Ce nouveau recueil signé Mariana Enriquez rassemble une fois encore douze nouvelles, dans lesquelles le quotidien bascule peu à peu dans l’étrange ou le macabre, un terrain de jeu que l’autrice exploite toujours avec une régularité impressionnante.
Chaque texte s’appuie sur une situation de départ simple, une vie abîmée ou un décor en apparence banal, avant de laisser apparaître une fissure qui change tout, avec une économie de moyens - toutes les nouvelles ou presque sont ramassées en une poignée de pages - qui joue clairement en faveur du résultat final.  Ceux qui cherchent ici une montée en puissance vorace ou un coup d’éclat final ne le trouveront que rarement. On évolue avec ces personnages dans un registre beaucoup plus mesuré, plus amer qu'animé par la rage.
Si le fantastique se manifeste de manière discrète (avec même une touche de body horror), sa présence en tant que révélateur se fait évidente dans la grande majorité de ces histoires, via la pauvreté, les tensions familiales, ou la violence et l'égoïsme ordinaire qui fait basculer tout un destin.
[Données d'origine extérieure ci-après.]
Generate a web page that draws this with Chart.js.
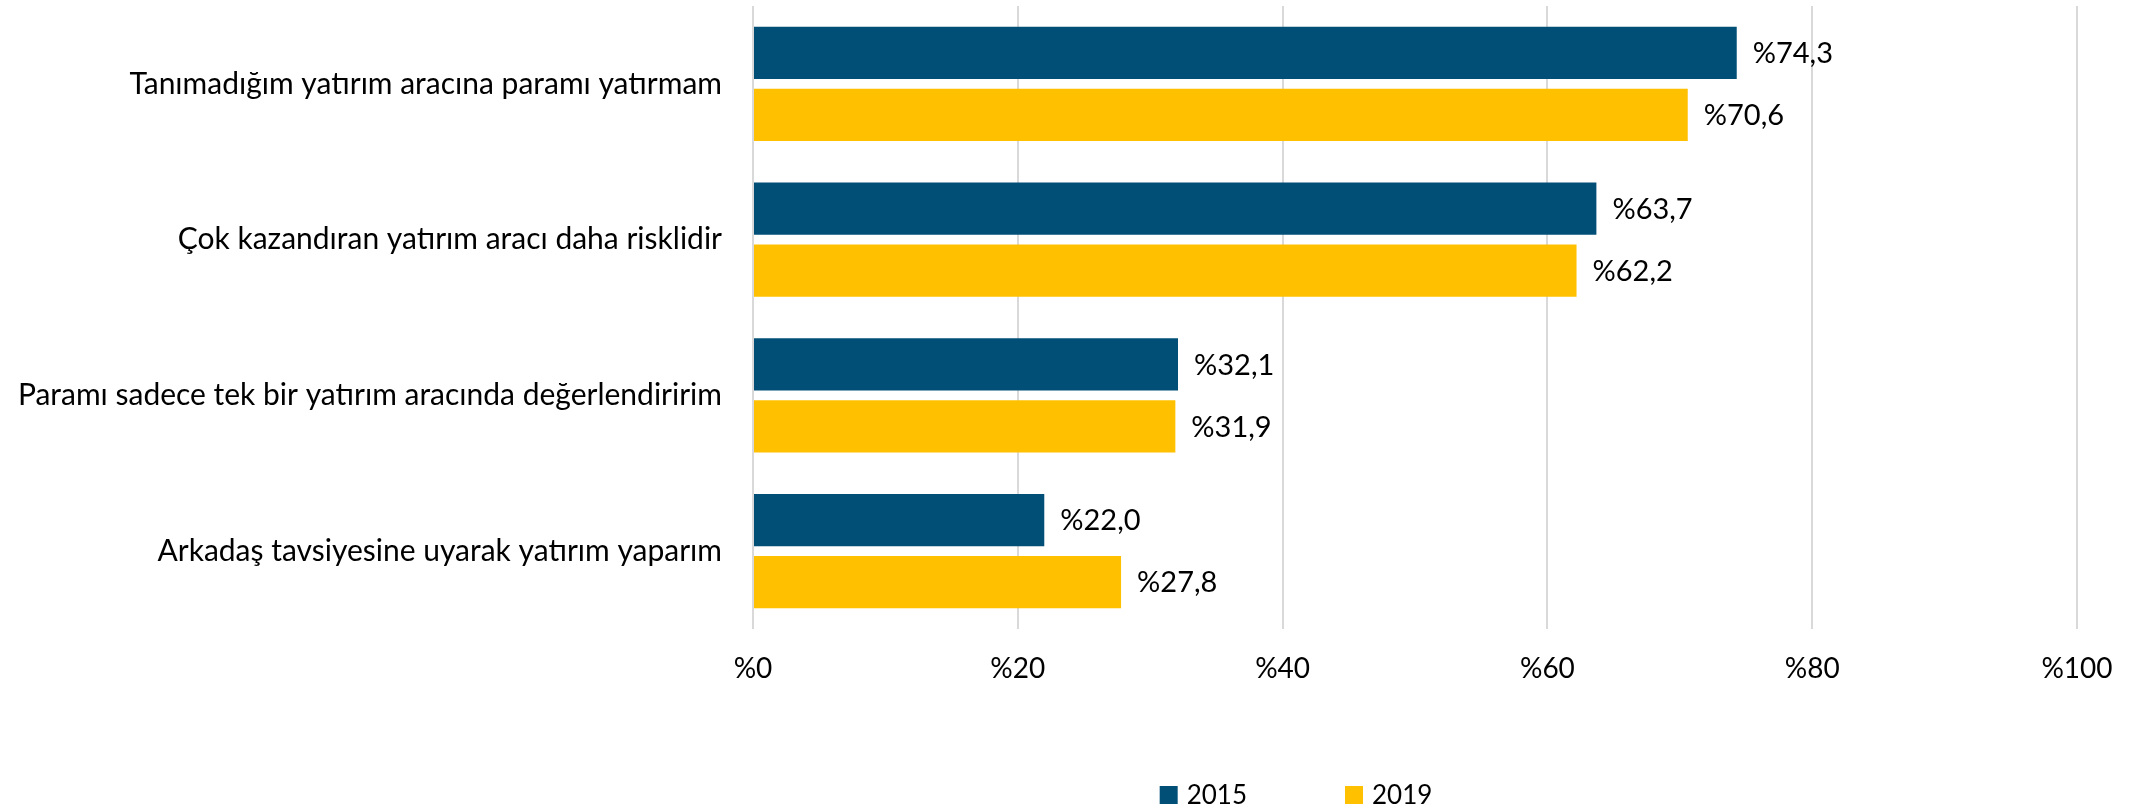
<!DOCTYPE html>
<html>
<head>
<meta charset="utf-8">
<script src="https://cdn.jsdelivr.net/npm/chart.js@4"></script>
<style>
  html, body { margin: 0; padding: 0; background: #fff; }
  #wrap { width: 2142px; height: 812px; }
</style>
</head>
<body>
<div id="wrap"><canvas id="chart"></canvas></div>
<script>
// kategoriler ve seriler
const categories = [
  'Tanımadığım yatırım aracına paramı yatırmam',
  'Çok kazandıran yatırım aracı daha risklidir',
  'Paramı sadece tek bir yatırım aracında değerlendiririm',
  'Arkadaş tavsiyesine uyarak yatırım yaparım'
];
const seriesNames = ['2015', '2019'];
const values2015 = [74.3, 63.7, 32.1, 22.0];
const values2019 = [70.6, 62.2, 31.9, 27.8];
const xTicks = [0, 20, 40, 60, 80, 100];

const FONT = 'Lato';
const fmt = (v) => '%' + Number(v).toFixed(1).replace('.', ',');

// bar sonuna yüzde etiketi
const valueLabels = {
  id: 'valueLabels',
  afterDatasetsDraw(chart) {
    const ctx = chart.ctx;
    ctx.save();
    ctx.font = '29px ' + FONT;
    ctx.fillStyle = '#000';
    ctx.textAlign = 'left';
    ctx.textBaseline = 'middle';
    chart.data.datasets.forEach((ds, i) => {
      chart.getDatasetMeta(i).data.forEach((el, j) => {
        ctx.fillText(fmt(ds.data[j]), el.x + 16, el.y + 1);
      });
    });
    ctx.restore();
  }
};

// alt lejant (Excel gibi sağa kaymış)
const bottomLegend = {
  id: 'bottomLegend',
  afterDraw(chart) {
    const ctx = chart.ctx;
    const box = 18, gap = 9, itemGap = 98, cx = 1296, cy = 795;
    ctx.save();
    ctx.font = '26px ' + FONT;
    ctx.textBaseline = 'middle';
    const items = chart.data.datasets.map(ds => ({
      label: ds.label, color: ds.backgroundColor,
      w: box + gap + ctx.measureText(ds.label).width
    }));
    const total = items.reduce((s, it) => s + it.w, 0) + itemGap * (items.length - 1);
    let x = cx - total / 2;
    items.forEach(it => {
      ctx.fillStyle = it.color;
      ctx.fillRect(x, cy - box / 2, box, box);
      ctx.fillStyle = '#000';
      ctx.fillText(it.label, x + box + gap, cy + 1);
      x += it.w + itemGap;
    });
    ctx.restore();
  }
};

new Chart(document.getElementById('chart'), {
  type: 'bar',
  data: {
    labels: categories,
    datasets: [
      { label: seriesNames[0], data: values2015, backgroundColor: '#014F77' },
      { label: seriesNames[1], data: values2019, backgroundColor: '#FFC000' }
    ]
  },
  options: {
    indexAxis: 'y',
    responsive: true,
    maintainAspectRatio: false,
    animation: false,
    categoryPercentage: 0.796,
    barPercentage: 0.84,
    layout: { padding: { top: 6, right: 65, bottom: 113, left: 0 } },
    plugins: {
      legend: { display: false },
      tooltip: { enabled: false }
    },
    scales: {
      x: {
        min: 0,
        max: 100,
        afterBuildTicks: (scale) => { scale.ticks = xTicks.map(v => ({ value: v })); },
        afterFit: (scale) => { scale.height = 70; },
        grid: { color: '#d9d9d9', lineWidth: 2, drawTicks: false },
        border: { display: false },
        ticks: {
          padding: 23,
          color: '#000',
          font: { family: FONT, size: 28 },
          callback: (v) => '%' + v
        }
      },
      y: {
        afterFit: (scale) => {
          scale.width = 753;
          scale.paddingTop = 0;
          scale.paddingBottom = 0;
        },
        grid: { display: false, drawTicks: false },
        border: { display: false },
        ticks: {
          padding: 31,
          color: '#000',
          font: { family: FONT, size: 30 }
        }
      }
    }
  },
  plugins: [valueLabels, bottomLegend]
});
</script>
</body>
</html>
La force du recueil réside aussi dans sa constance. Aucun texte ne tombe dans l'écueil du remplissage, aucune nouvelle se s'égare au fil d'une idée pas assez maîtrisée. Enriquez sait mener ses histoires au mot près, leur donner vie en quelques lignes et nous faire changer de schéma d'une page à l'autre. Le lecteur comprend vite que le basculement dans l'inconnu, la peur, voire la terreur, peut venir de n’importe où, et cette attente entretient une tension continue, quand il ne s'agira pas d'une fièvre cauchemardesque le temps d'une scène bien sentie.
Sur le plan thématique, l’ouvrage explore un territoire urbain qu’elle connaît bien. Les mêmes failles reviennent régulièrement, qu’elles soient sociales, psychologiques ou familiales. De quoi donner une vraie unité à l’ensemble, même si certains auraient sans doute aimé davantage de variété dans les enjeux. De même, mais cela ne surprendra pas grand monde, la plupart des textes se concluent de façon assez abruptes. Certes, je ne suis pas du genre à vouloir que l'on me prenne par la main ou que l'on m'explique tout par A + B. Toutefois, avec Julie ou Cimetière de frigos pour n'en citer que deux, difficile de ne pas éprouver une pointe de frustration. 
Enriquez continue en tous les cas de tracer un sillon qui ne dévie jamais d'une route qui verrait son propos se diluer. C’est un recueil solide, dense et enlevé à la fois, qui tient toutes les promesses de sa quatrième de couverture.
C'est aussi une bonne entrée en matière dans son univers pour ceux qui n'auraient pas encore osé y mettre un pied, et une confirmation pour les autres.